Convolutional Neural Networks: recognition and categorization by progressive abstraction
The Convolute Neural Networks or ConvNet (CNN) are among the most commonly used Deep Learning algorithms in computer vision. They are applied in many fields, from autonomous cars to drones, from medical diagnoses to support and treatment for the visually impaired.
What is a convolution?
Wolfram Alpha explains it this way:
A convolution is an integral that expresses the amount of overlap of one function as it is shifted over another function . It therefore “blends” one function with another. For example, in synthesis imaging, the measured dirty map is a convolution of the “true” CLEAN map with the dirty beam (the Fourier transform of the sampling distribution).
Mathematically speaking, it means “sliding” a function (blue) over another (red), actually “mixing” them together. The result will be another function (green), representing the product between the two functions.
Convolutions applied to neural networks
This is a strictly mathematical definition of the process, but how does it matter to us?
In the case of image analysis, for example, the red function represents the image analyzed in input, while the second (blue) is known as “filter”, because it identifies a particular signal or structure in the image.
In simpler words, analyzing an image, a first step could be to recognize the silhouettes of the figures, therefore (simplifying) we would find a filter for vertical lines, one for the horizontal, one for the diagonals, all three sliding on the whole image.
Subsequent layers could recognize eyes, ears, hands, etc. Eventually, the last layer could be able to recognize and identify sheep, people, cars.

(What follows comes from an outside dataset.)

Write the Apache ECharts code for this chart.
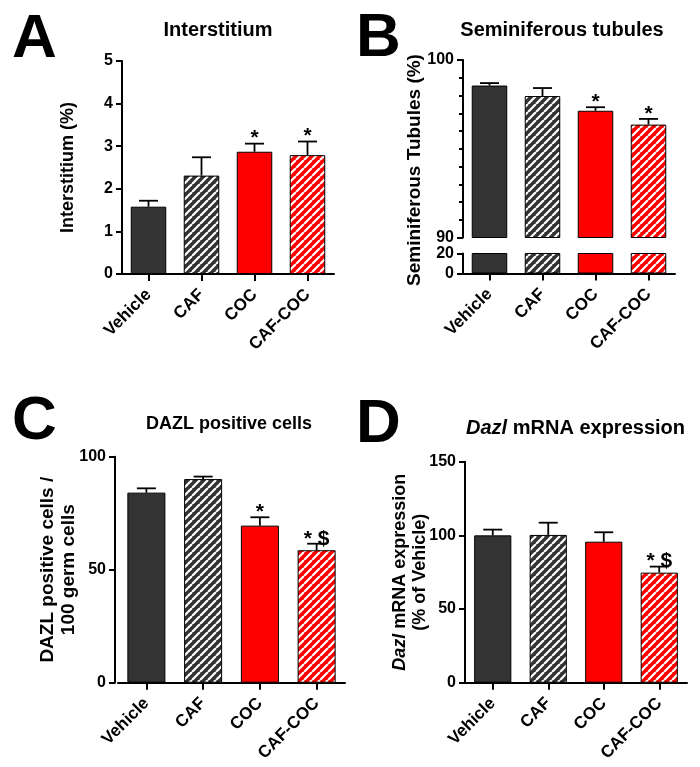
<!DOCTYPE html>
<html>
<head>
<meta charset="utf-8">
<script src="https://cdn.jsdelivr.net/npm/echarts@6/dist/echarts.min.js"></script>
<style>
html,body{margin:0;padding:0;background:#fff;}
#chart{width:700px;height:767px;}
</style>
</head>
<body>
<div id="chart"></div>
<script>
// ---- data ----
const categories = ['Vehicle', 'CAF', 'COC', 'CAF-COC'];
const interstitiumMean = [1.58, 2.31, 2.87, 2.79];
const interstitiumSem  = [0.14, 0.43, 0.19, 0.32];
const tubulesMean = [98.56, 97.97, 97.14, 96.36];
const tubulesSem  = [0.14, 0.45, 0.20, 0.32];
const dazlCellsMean = [84.1, 90.1, 69.5, 58.6];
const dazlCellsSem  = [1.9, 1.1, 3.7, 2.9];
const dazlMrnaMean = [100.0, 100.3, 95.7, 74.7];
const dazlMrnaSem  = [3.9, 8.3, 6.4, 4.1];
const sigA = ['', '', '*', '*'];
const sigB = ['', '', '*', '*'];
const sigC = ['', '', '*', '* $'];
const sigD = ['', '', '', '* $'];
const ticksA = [0, 5, 1];
const ticksBUpper = [90, 100, 10];
const ticksBLower = [0, 20, 20];
const ticksC = [0, 100, 50];
const ticksD = [0, 150, 50];

// ---- styling ----
const FONT = '"Liberation Sans", Arial, sans-serif';
const DARK = '#333333';
const RED = '#ff0000';
function stripes(bg) {
  const s = 8;
  const c = document.createElement('canvas');
  c.width = s; c.height = s;
  const ctx = c.getContext('2d');
  ctx.fillStyle = bg; ctx.fillRect(0, 0, s, s);
  ctx.strokeStyle = '#ffffff'; ctx.lineWidth = 2.2;
  for (let k = -1; k <= 1; k++) {
    ctx.beginPath();
    ctx.moveTo(k * s, s);
    ctx.lineTo(k * s + s, 0);
    ctx.stroke();
  }
  return { image: c, repeat: 'repeat' };
}
const fills = [DARK, stripes(DARK), RED, stripes(RED)];

const chart = echarts.init(document.getElementById('chart'), null, { renderer: 'canvas' });

function barData(vals) {
  return vals.map((v, i) => ({ value: v, itemStyle: { color: fills[i] } }));
}
function errData(mean, sem) {
  return mean.map((m, i) => [i, m, m + sem[i]]);
}
const sigBySeries = { eA: sigA, eB: sigB, eC: sigC, eD: sigD };
function errRender(params, api) {
  const p0 = api.coord([api.value(0), api.value(1)]);
  const p1 = api.coord([api.value(0), api.value(2)]);
  const w = 9.5;
  const sig = sigBySeries[params.seriesName][params.dataIndex];
  const children = [
    { type: 'line', shape: { x1: p0[0], y1: p0[1], x2: p1[0], y2: p1[1] }, style: { stroke: '#000', lineWidth: 1.8 } },
    { type: 'line', shape: { x1: p1[0] - w, y1: p1[1], x2: p1[0] + w, y2: p1[1] }, style: { stroke: '#000', lineWidth: 1.8 } }
  ];
  if (sig) {
    children.push({ type: 'text', style: { text: sig, x: p1[0], y: p1[1] - 5, align: 'center', verticalAlign: 'middle', textAlign: 'center', textVerticalAlign: 'middle', font: 'bold 21px ' + FONT, fill: '#000' } });
  }
  return { type: 'group', children };
}

const axisLineStyle = { show: true, lineStyle: { color: '#000', width: 2 } };
const tickStyle = { show: true, length: 6, lineStyle: { color: '#000', width: 2 } };
const labelStyle = { color: '#000', fontSize: 16, fontWeight: 'bold', fontFamily: FONT };

function xAxis(gridIndex, show) {
  return {
    type: 'category', gridIndex, data: categories, show: show !== false,
    axisLine: { show: true, onZero: false, lineStyle: { color: '#000', width: 2 } },
    axisTick: { show: true, alignWithLabel: true, length: 7, lineStyle: { color: '#000', width: 2 } },
    axisLabel: Object.assign({ rotate: 45, interval: 0, margin: 18 }, labelStyle, { fontSize: 17 }),
    splitLine: { show: false }
  };
}
function yAxis(gridIndex, t, extra) {
  return Object.assign({
    type: 'value', gridIndex, min: t[0], max: t[1], interval: t[2],
    axisLine: axisLineStyle, axisTick: tickStyle,
    axisLabel: Object.assign({ margin: 9 }, labelStyle),
    splitLine: { show: false },
    nameLocation: 'middle',
    nameMoveOverlap: false,
    nameTextStyle: { color: '#000', fontSize: 18, fontWeight: 'bold', fontFamily: FONT }
  }, extra || {});
}

const grids = [
  { left: 122, top: 61, width: 212, height: 213 },
  { left: 463, top: 60, width: 212, height: 177.5 },
  { left: 463, top: 253.5, width: 212, height: 20 },
  { left: 118, top: 456.7, width: 227, height: 226 },
  { left: 465, top: 461.7, width: 222, height: 221 }
].map(g => Object.assign({ containLabel: false, outerBoundsMode: 'none' }, g));

const letterFont = 'bold 62px ' + FONT;
const option = {
  animation: false,
  backgroundColor: '#fff',
  grid: grids,
  xAxis: [xAxis(0), xAxis(1, false), xAxis(2), xAxis(3), xAxis(4)],
  yAxis: [
    yAxis(0, ticksA, { name: 'Interstitium (%)', nameGap: 45 }),
    yAxis(1, ticksBUpper, {
      minorTick: { show: true, splitNumber: 10, length: 4, lineStyle: { color: '#000', width: 2 } }
    }),
    yAxis(2, ticksBLower, {}),
    yAxis(3, ticksC, {
      offset: 3, name: 'DAZL positive cells /\n100 germ cells', nameGap: 36,
      nameTextStyle: { color: '#000', fontSize: 19, fontWeight: 'bold', fontFamily: FONT, lineHeight: 21 }
    }),
    yAxis(4, ticksD, {
      name: '{i|Dazl} mRNA expression\n(% of Vehicle)', nameGap: 35,
      nameTextStyle: {
        color: '#000', fontSize: 18, fontWeight: 'bold', fontFamily: FONT, lineHeight: 20,
        rich: { i: { fontStyle: 'italic', fontWeight: 'bold', fontSize: 18, fontFamily: FONT, color: '#000', lineHeight: 20 } }
      }
    })
  ],
  graphic: [
    { type: 'text', style: { text: 'A', x: 12, y: 40, verticalAlign: 'middle', textVerticalAlign: 'middle', font: letterFont, fill: '#000' } },
    { type: 'text', style: { text: 'B', x: 356, y: 39, verticalAlign: 'middle', textVerticalAlign: 'middle', font: letterFont, fill: '#000' } },
    { type: 'text', style: { text: 'C', x: 12, y: 422, verticalAlign: 'middle', textVerticalAlign: 'middle', font: letterFont, fill: '#000' } },
    { type: 'text', style: { text: 'D', x: 356, y: 425, verticalAlign: 'middle', textVerticalAlign: 'middle', font: letterFont, fill: '#000' } },
    { type: 'text', style: { text: 'Interstitium', x: 218, y: 30, align: 'center', textAlign: 'center', verticalAlign: 'middle', textVerticalAlign: 'middle', font: 'bold 20px ' + FONT, fill: '#000' } },
    { type: 'text', style: { text: 'Seminiferous tubules', x: 562, y: 30, align: 'center', textAlign: 'center', verticalAlign: 'middle', textVerticalAlign: 'middle', font: 'bold 20px ' + FONT, fill: '#000' } },
    { type: 'text', style: { text: 'DAZL positive cells', x: 229, y: 424, align: 'center', textAlign: 'center', verticalAlign: 'middle', textVerticalAlign: 'middle', font: 'bold 18px ' + FONT, fill: '#000' } },
    { type: 'text', style: {
      text: '{i|Dazl} mRNA expression', x: 685, y: 428, align: 'right', textAlign: 'right', verticalAlign: 'middle', textVerticalAlign: 'middle',
      font: 'bold 20px ' + FONT, fill: '#000',
      rich: { i: { fontStyle: 'italic', fontWeight: 'bold', fontSize: 20, fontFamily: FONT, fill: '#000', color: '#000' } }
    } },
    { type: 'text', rotation: Math.PI / 2, x: 415, y: 170, style: { text: 'Seminiferous Tubules (%)', x: 0, y: 0, align: 'center', textAlign: 'center', verticalAlign: 'middle', textVerticalAlign: 'middle', font: 'bold 19px ' + FONT, fill: '#000' } }
  ],
  series: [
    { type: 'bar', xAxisIndex: 0, yAxisIndex: 0, barWidth: '67%', data: barData(interstitiumMean), itemStyle: { borderColor: '#000', borderWidth: 1 } },
    { type: 'custom', name: 'eA', xAxisIndex: 0, yAxisIndex: 0, renderItem: errRender, data: errData(interstitiumMean, interstitiumSem), z: 5 },
    { type: 'bar', xAxisIndex: 1, yAxisIndex: 1, barWidth: '67%', clip: true, data: barData(tubulesMean), itemStyle: { borderColor: '#000', borderWidth: 1 } },
    { type: 'custom', name: 'eB', xAxisIndex: 1, yAxisIndex: 1, renderItem: errRender, data: errData(tubulesMean, tubulesSem), z: 5 },
    { type: 'bar', xAxisIndex: 2, yAxisIndex: 2, barWidth: '67%', clip: true, data: barData(tubulesMean), itemStyle: { borderColor: '#000', borderWidth: 1 } },
    { type: 'bar', xAxisIndex: 3, yAxisIndex: 3, barWidth: '67%', data: barData(dazlCellsMean), itemStyle: { borderColor: '#000', borderWidth: 1 } },
    { type: 'custom', name: 'eC', xAxisIndex: 3, yAxisIndex: 3, renderItem: errRender, data: errData(dazlCellsMean, dazlCellsSem), z: 5 },
    { type: 'bar', xAxisIndex: 4, yAxisIndex: 4, barWidth: '67%', data: barData(dazlMrnaMean), itemStyle: { borderColor: '#000', borderWidth: 1 } },
    { type: 'custom', name: 'eD', xAxisIndex: 4, yAxisIndex: 4, renderItem: errRender, data: errData(dazlMrnaMean, dazlMrnaSem), z: 5 }
  ]
};
chart.setOption(option);
</script>
</body>
</html>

First of all, it might be worth understanding why we would invent complex algorithms like convolutions: would not it be better to just go with a fully connected network? In the end, with a fully connected network, there is no information loss. The problem is that a fully connected network leads to a combinatorial explosion of the number of nodes and connections required1.
Convolutions and filters
Convolutional neural networks work like any other neural networks: an input layer, one or more hidden layers, performing calculations via activation functions, and an output layer with the result. The difference stands precisely in the convolutions.

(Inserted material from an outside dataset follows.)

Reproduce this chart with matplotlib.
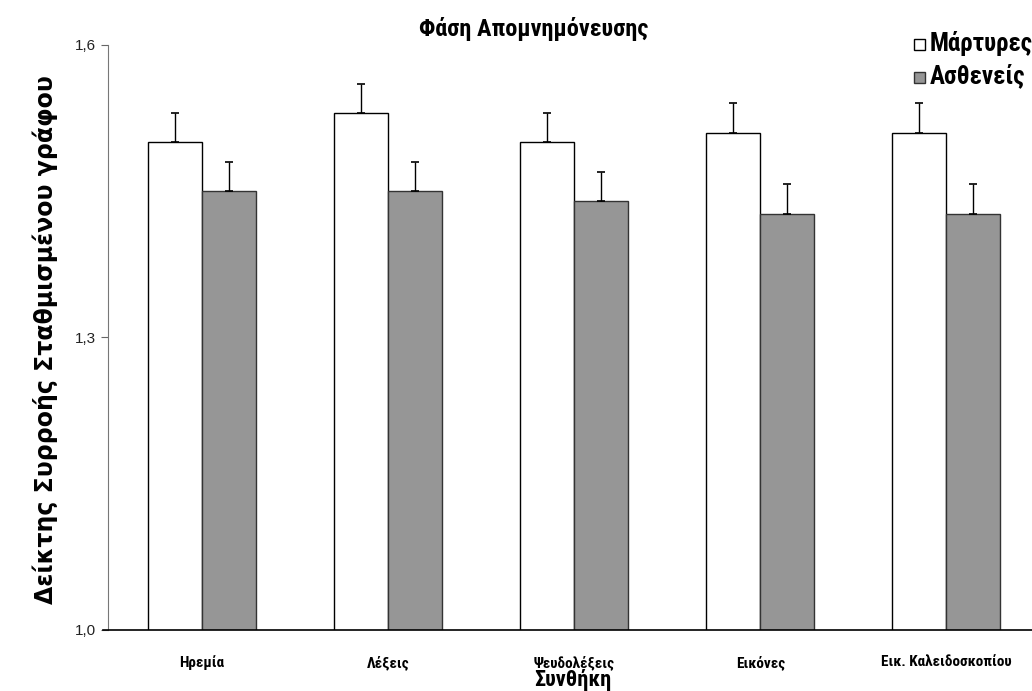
import numpy as np
import matplotlib
matplotlib.use("Agg")
import matplotlib.pyplot as plt
from matplotlib.ticker import FuncFormatter
from matplotlib.patches import Rectangle

# mean flow index per condition, upper error (SE)
conditions = ["Ηρεμία", "Λέξεις", "Ψευδολέξεις", "Εικόνες", "Εικ. Καλειδοσκοπίου"]
controls = [1.50, 1.53, 1.50, 1.51, 1.51]
controls_err = [0.03, 0.03, 0.03, 0.03, 0.03]
patients = [1.45, 1.45, 1.44, 1.427, 1.427]
patients_err = [0.03, 0.03, 0.03, 0.03, 0.03]
yticks = [1.0, 1.3, 1.6]

cond = ["Roboto Condensed", "DejaVu Sans"]
plt.rcParams["font.family"] = cond

fig = plt.figure(figsize=(10.32, 6.91), dpi=100)
ax = fig.add_axes([0.1047, 0.0883, 0.8953, 0.8466])

x = np.arange(len(conditions))
w = 0.29
ax.bar(x - w / 2, controls, w, color="white", edgecolor="black", linewidth=1.0, zorder=2)
ax.bar(x + w / 2, patients, w, color="#969696", edgecolor="#333333", linewidth=1.0, zorder=2)

# upper-only error bars
ax.errorbar(x - w / 2, controls, yerr=[np.zeros(5), controls_err], fmt="none",
            ecolor="black", elinewidth=1.0, capsize=3, capthick=1.2, zorder=3)
ax.errorbar(x + w / 2, patients, yerr=[np.zeros(5), patients_err], fmt="none",
            ecolor="black", elinewidth=1.0, capsize=3, capthick=1.2, zorder=3)

ax.set_ylim(1.0, 1.6)
ax.set_xlim(-0.505, 4.46)
ax.set_yticks(yticks)
ax.yaxis.set_major_formatter(FuncFormatter(lambda v, p: f"{v:.1f}".replace(".", ",")))
ax.tick_params(axis="y", direction="out", length=5, color="#666666", labelsize=11, pad=4)
for lab in ax.get_yticklabels():
    lab.set_family("Liberation Sans")
    lab.set_color("#222222")
ax.set_xticks(x)
ax.set_xticklabels(conditions, fontsize=11, fontweight="bold")
ax.tick_params(axis="x", length=0, pad=18)

for s in ["top", "right"]:
    ax.spines[s].set_visible(False)
ax.spines["left"].set_color("#777777")
ax.spines["bottom"].set_color("black")
ax.spines["bottom"].set_linewidth(1.2)
ax.spines["bottom"].set_bounds(-0.53, 4.46)

fig.text(573 / 1032, 1 - 680 / 691, "Συνθήκη", ha="center", va="center",
         fontsize=16, fontweight="bold")
fig.text(45 / 1032, 1 - 340 / 691, "Δείκτης Συρροής Σταθμισμένου γράφου", ha="center",
         va="center", rotation=90, fontsize=17, fontweight="bold", family="DejaVu Sans")
fig.text(534 / 1032, 1 - 29 / 691, "Φάση Απομνημόνευσης", ha="center", va="center",
         fontsize=17.5, fontweight="bold")

# legend boxes
for yy, fc, ec, lab in [(43, "white", "black", "Μάρτυρες"),
                        (76, "#969696", "#333333", "Ασθενείς")]:
    fy = 1 - yy / 691
    fig.patches.append(Rectangle((914 / 1032, fy - 0.0100), 11 / 1032, 0.0165,
                                 transform=fig.transFigure, facecolor=fc, edgecolor=ec,
                                 linewidth=1.0))
    fig.text(930 / 1032, fy, lab, ha="left", va="center", fontsize=18, fontweight="bold")

fig.savefig("out.png", dpi=100)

Each layer hosts the “feature map”, which is the specific feature that each node scan for. In the example below, the first layer could be used to encode the vertical and horizontal lines, then we slide a specific filter (here in the example a 2 × 2) thru the image, and multiply it (scalar product) for the area below.
This multiplication matches with the function we saw at the beginning of the article, where the input image corresponds to the red curve, the blue filter, and the green feature map. Basically, it means that inside the convolutional layer each node is mapped only on a subset of input nodes (receptive field), and in fact multiplying the filter for the receptive field of each node is conceptually equivalent to “sliding” the long filter the input image (windowing).

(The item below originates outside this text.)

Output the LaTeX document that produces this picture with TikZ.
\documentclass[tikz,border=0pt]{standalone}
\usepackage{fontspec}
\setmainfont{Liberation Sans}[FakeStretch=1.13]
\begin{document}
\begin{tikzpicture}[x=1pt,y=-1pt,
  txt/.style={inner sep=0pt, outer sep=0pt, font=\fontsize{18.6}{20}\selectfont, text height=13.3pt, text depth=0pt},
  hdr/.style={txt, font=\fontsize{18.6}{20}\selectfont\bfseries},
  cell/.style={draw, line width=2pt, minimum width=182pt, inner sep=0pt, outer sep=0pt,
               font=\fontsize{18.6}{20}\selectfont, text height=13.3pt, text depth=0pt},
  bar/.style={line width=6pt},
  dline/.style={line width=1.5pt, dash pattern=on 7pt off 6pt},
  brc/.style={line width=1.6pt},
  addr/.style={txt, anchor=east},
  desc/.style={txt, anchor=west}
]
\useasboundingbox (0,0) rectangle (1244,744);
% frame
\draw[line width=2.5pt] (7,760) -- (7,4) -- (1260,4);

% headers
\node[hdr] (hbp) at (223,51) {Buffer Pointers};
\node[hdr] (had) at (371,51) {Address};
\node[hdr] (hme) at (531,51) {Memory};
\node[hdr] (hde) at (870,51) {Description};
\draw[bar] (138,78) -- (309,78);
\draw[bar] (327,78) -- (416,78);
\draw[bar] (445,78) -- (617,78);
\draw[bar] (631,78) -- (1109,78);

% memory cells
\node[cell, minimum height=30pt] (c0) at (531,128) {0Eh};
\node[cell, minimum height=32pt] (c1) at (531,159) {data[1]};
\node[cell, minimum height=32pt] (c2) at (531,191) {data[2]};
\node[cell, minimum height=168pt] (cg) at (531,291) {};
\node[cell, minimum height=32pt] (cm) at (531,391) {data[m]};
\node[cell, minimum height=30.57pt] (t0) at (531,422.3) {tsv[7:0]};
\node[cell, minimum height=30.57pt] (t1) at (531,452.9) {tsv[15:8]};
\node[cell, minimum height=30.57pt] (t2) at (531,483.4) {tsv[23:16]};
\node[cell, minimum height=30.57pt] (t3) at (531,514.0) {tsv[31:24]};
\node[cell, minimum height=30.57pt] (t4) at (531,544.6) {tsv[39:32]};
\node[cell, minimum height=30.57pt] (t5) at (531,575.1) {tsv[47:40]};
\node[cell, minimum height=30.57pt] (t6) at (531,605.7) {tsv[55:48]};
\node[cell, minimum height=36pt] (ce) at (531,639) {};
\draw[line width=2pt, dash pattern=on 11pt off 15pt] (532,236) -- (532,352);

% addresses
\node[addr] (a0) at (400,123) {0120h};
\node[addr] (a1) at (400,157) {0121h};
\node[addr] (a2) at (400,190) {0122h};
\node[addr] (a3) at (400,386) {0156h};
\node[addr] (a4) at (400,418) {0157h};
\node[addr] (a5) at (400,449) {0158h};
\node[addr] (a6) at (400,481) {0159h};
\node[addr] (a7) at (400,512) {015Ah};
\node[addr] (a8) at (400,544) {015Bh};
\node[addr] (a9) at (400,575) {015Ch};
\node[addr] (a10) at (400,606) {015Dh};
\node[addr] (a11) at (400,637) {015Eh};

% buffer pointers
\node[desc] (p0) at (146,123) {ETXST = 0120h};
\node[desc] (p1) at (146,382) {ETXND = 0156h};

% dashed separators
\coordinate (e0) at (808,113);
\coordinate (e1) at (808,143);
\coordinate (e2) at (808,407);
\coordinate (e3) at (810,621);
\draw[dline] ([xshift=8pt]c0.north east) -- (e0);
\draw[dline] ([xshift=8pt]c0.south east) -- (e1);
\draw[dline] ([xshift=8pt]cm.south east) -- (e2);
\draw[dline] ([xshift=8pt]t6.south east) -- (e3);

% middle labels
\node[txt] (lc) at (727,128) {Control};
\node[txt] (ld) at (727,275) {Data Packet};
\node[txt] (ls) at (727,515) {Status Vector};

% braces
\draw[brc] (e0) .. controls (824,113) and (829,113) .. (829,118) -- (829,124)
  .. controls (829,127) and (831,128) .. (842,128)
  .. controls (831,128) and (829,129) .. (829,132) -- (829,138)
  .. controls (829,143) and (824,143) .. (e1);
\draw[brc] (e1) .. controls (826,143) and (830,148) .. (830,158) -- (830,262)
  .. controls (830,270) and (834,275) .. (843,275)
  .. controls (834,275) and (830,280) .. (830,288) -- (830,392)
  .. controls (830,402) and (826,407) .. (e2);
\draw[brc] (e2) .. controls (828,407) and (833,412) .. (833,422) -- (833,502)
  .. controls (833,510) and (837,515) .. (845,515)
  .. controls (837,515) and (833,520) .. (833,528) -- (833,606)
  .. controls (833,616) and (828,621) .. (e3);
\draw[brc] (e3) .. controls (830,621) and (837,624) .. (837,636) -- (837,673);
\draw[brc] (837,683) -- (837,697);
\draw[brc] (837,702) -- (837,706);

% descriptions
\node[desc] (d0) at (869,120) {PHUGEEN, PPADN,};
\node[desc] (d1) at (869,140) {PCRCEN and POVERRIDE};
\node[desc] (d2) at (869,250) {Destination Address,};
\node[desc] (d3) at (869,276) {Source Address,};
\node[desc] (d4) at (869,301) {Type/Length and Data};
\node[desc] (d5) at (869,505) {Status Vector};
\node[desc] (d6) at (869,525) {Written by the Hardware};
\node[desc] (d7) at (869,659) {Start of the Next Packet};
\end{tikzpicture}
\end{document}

The result will be another matrix, slightly smaller than the original image (or the same size if using zero padding2), called the feature map. For each neuron layer, several filters may be applied, thus generating multiple feature maps.
Typically each convolutional layer is followed by a Max-Pooling3 one, gradually reducing the size of the matrix, but increasing the level of “abstraction”. We then move from elementary filters, such as vertical and horizontal lines, to gradually more sophisticated filters, which might be able to recognize the lights, the windshield… up to the last level where it might be able to distinguish a car from a truck.
1. Just to give us an idea, a very small color image 32 × 32 pixels, would have in the first layer already 3072 nodes (32 × 32 pixels x 3 color channels), with 3072 connections each (more than 9 million total). An image of a more reasonable 1000×1000 size would lead to 1M of nodes with 1m of connections each, or a total of 1012 connections! It is therefore evident that a solution of this type is not scalable and totally unrealistic.
2. Zero padding is a technique that consists in adding (see below) to the image a “border” of zeros (see below), in order to preserve the size of the image exiting the layer, in order not to lose information.
3. Max-pooling is a method to reduce the size of an image, dividing it into blocks and keeping only the one with the highest value. In this way, the overfitting problem is reduced and only the areas with greater activation are maintained.